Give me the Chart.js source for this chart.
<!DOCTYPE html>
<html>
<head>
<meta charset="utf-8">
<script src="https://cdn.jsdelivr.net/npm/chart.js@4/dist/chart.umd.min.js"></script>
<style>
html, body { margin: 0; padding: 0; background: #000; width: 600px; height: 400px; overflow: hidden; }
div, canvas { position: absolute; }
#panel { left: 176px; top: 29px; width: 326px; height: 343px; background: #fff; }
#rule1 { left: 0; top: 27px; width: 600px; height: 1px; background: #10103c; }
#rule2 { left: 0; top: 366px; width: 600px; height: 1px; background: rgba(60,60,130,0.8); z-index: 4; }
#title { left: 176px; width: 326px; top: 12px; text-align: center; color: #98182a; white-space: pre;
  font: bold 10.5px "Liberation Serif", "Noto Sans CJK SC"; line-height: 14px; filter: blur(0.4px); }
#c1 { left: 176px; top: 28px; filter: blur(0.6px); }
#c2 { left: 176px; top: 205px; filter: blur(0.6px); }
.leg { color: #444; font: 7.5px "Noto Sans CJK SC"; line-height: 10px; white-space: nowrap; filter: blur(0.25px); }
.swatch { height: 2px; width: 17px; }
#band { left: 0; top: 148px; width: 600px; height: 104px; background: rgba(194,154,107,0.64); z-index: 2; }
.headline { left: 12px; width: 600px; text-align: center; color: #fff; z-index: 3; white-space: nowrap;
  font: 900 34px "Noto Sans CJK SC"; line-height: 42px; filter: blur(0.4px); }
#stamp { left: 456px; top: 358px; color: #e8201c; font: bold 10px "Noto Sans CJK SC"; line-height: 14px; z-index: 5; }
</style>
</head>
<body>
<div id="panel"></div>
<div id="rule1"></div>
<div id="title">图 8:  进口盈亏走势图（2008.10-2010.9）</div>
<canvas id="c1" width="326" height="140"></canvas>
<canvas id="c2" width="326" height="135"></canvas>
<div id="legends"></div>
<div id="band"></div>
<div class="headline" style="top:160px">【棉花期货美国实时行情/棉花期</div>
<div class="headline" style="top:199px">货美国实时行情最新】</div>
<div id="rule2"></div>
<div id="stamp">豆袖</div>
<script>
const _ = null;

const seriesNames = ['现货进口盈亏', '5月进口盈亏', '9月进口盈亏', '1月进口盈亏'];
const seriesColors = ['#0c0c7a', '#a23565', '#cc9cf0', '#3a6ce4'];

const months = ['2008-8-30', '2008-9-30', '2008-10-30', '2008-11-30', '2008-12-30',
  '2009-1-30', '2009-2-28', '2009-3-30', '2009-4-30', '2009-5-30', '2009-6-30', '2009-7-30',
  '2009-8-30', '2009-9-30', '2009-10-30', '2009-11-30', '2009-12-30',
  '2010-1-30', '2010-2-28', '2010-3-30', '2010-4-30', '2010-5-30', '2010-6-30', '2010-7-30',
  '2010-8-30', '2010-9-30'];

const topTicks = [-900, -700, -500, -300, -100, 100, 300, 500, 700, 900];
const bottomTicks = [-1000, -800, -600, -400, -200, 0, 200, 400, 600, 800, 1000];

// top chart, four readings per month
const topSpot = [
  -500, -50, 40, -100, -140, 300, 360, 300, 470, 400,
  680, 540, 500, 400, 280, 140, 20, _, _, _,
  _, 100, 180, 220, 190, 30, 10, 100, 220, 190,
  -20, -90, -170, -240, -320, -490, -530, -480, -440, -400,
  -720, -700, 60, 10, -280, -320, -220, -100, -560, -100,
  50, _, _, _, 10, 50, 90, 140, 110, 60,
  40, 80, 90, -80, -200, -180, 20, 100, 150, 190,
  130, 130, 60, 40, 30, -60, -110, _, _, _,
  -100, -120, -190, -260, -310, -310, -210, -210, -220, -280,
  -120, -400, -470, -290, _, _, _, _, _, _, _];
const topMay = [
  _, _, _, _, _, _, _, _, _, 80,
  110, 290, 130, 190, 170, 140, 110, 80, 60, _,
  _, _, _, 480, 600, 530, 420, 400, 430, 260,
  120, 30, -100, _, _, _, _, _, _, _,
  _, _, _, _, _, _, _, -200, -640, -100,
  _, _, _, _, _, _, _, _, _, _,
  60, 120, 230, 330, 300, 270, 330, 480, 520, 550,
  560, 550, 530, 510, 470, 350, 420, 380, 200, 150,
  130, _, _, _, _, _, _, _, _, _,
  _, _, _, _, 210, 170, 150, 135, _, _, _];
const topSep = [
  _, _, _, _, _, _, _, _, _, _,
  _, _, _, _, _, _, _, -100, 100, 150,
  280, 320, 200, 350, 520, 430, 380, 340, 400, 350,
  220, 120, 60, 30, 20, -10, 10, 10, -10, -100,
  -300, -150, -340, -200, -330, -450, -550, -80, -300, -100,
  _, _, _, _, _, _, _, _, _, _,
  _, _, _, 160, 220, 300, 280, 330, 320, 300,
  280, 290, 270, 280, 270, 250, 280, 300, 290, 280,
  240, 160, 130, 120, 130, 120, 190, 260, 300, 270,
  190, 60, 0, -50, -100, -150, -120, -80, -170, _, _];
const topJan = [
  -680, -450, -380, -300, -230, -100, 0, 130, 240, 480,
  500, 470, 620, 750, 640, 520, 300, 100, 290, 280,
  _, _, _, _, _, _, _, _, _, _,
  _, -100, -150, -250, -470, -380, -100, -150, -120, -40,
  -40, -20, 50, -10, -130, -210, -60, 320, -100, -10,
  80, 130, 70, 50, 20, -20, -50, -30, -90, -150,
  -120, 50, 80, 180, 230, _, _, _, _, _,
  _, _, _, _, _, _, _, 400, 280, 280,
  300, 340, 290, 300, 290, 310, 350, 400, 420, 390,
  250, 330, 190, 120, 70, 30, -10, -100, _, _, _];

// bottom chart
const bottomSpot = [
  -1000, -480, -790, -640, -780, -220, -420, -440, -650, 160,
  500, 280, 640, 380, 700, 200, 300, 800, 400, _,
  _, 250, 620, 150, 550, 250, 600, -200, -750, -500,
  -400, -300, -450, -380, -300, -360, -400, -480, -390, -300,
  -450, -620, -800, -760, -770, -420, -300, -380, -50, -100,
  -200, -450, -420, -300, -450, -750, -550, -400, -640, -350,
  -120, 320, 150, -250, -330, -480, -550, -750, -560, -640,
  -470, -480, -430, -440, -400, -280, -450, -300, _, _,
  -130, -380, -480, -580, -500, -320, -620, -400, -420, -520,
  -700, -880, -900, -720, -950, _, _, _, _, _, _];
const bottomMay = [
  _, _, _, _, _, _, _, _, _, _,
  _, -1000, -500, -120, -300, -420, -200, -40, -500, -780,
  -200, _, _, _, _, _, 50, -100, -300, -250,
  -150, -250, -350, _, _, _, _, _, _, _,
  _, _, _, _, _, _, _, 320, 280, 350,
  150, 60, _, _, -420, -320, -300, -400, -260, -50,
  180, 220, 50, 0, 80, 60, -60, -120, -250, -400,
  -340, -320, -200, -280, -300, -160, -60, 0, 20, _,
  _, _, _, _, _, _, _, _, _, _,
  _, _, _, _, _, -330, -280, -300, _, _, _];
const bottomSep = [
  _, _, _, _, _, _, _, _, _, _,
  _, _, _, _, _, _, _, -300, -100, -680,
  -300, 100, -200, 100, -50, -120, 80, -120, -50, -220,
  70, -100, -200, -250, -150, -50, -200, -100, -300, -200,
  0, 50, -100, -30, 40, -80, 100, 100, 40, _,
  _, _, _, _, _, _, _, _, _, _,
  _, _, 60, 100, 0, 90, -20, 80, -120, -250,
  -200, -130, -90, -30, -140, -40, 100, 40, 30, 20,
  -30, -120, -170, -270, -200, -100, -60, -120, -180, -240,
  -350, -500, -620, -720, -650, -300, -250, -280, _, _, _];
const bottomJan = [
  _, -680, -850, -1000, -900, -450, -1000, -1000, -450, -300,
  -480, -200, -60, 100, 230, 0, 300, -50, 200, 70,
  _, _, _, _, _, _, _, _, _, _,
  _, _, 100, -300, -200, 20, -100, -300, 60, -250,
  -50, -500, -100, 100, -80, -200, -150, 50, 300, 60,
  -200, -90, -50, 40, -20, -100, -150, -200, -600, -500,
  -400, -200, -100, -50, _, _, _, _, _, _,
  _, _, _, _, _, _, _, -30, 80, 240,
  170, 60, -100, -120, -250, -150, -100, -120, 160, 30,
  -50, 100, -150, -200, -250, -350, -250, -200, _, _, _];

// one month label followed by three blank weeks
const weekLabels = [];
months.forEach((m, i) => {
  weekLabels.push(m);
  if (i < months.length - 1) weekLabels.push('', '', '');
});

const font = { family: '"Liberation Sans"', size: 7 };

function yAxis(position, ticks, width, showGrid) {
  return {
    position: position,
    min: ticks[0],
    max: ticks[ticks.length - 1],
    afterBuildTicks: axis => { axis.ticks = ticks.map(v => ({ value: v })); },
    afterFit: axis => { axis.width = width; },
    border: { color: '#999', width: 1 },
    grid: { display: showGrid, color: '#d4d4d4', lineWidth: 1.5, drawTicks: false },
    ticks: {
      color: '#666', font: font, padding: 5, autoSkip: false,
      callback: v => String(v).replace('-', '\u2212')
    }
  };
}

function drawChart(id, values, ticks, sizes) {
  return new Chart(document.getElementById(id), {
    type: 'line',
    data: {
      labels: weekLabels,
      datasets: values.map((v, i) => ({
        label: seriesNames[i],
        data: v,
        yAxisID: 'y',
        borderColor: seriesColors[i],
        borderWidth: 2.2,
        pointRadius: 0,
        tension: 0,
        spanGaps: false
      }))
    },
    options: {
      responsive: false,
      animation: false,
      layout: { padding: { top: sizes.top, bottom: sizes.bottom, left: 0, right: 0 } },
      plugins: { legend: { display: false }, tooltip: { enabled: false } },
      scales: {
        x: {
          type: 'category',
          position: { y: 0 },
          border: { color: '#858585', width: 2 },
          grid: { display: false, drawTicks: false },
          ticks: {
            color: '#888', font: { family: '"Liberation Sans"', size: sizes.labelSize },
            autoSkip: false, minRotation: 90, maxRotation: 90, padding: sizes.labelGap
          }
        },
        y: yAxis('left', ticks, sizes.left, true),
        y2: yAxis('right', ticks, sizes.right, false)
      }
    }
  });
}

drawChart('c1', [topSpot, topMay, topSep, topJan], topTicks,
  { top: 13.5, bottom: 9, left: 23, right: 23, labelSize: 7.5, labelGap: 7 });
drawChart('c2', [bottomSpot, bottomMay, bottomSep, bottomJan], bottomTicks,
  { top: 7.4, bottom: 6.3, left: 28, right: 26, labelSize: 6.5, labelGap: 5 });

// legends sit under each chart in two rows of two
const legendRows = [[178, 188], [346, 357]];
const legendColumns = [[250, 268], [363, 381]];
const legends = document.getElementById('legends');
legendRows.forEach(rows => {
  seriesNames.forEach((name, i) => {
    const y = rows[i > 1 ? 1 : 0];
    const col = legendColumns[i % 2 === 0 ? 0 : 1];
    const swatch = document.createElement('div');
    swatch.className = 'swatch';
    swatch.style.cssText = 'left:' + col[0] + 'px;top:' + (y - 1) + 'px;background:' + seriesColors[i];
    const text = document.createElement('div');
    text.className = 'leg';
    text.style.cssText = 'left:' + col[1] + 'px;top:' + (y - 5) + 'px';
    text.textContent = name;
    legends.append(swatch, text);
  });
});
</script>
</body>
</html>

++++

From the top of the listing above, restate each line word for word up to and including the line with "const _ = null;"; add nothing else.

→ **Expected answer**:
Give me the Chart.js source for this chart.
<!DOCTYPE html>
<html>
<head>
<meta charset="utf-8">
<script src="https://cdn.jsdelivr.net/npm/chart.js@4/dist/chart.umd.min.js"></script>
<style>
html, body { margin: 0; padding: 0; background: #000; width: 600px; height: 400px; overflow: hidden; }
div, canvas { position: absolute; }
#panel { left: 176px; top: 29px; width: 326px; height: 343px; background: #fff; }
#rule1 { left: 0; top: 27px; width: 600px; height: 1px; background: #10103c; }
#rule2 { left: 0; top: 366px; width: 600px; height: 1px; background: rgba(60,60,130,0.8); z-index: 4; }
#title { left: 176px; width: 326px; top: 12px; text-align: center; color: #98182a; white-space: pre;
  font: bold 10.5px "Liberation Serif", "Noto Sans CJK SC"; line-height: 14px; filter: blur(0.4px); }
#c1 { left: 176px; top: 28px; filter: blur(0.6px); }
#c2 { left: 176px; top: 205px; filter: blur(0.6px); }
.leg { color: #444; font: 7.5px "Noto Sans CJK SC"; line-height: 10px; white-space: nowrap; filter: blur(0.25px); }
.swatch { height: 2px; width: 17px; }
#band { left: 0; top: 148px; width: 600px; height: 104px; background: rgba(194,154,107,0.64); z-index: 2; }
.headline { left: 12px; width: 600px; text-align: center; color: #fff; z-index: 3; white-space: nowrap;
  font: 900 34px "Noto Sans CJK SC"; line-height: 42px; filter: blur(0.4px); }
#stamp { left: 456px; top: 358px; color: #e8201c; font: bold 10px "Noto Sans CJK SC"; line-height: 14px; z-index: 5; }
</style>
</head>
<body>
<div id="panel"></div>
<div id="rule1"></div>
<div id="title">图 8:  进口盈亏走势图（2008.10-2010.9）</div>
<canvas id="c1" width="326" height="140"></canvas>
<canvas id="c2" width="326" height="135"></canvas>
<div id="legends"></div>
<div id="band"></div>
<div class="headline" style="top:160px">【棉花期货美国实时行情/棉花期</div>
<div class="headline" style="top:199px">货美国实时行情最新】</div>
<div id="rule2"></div>
<div id="stamp">豆袖</div>
<script>
const _ = null;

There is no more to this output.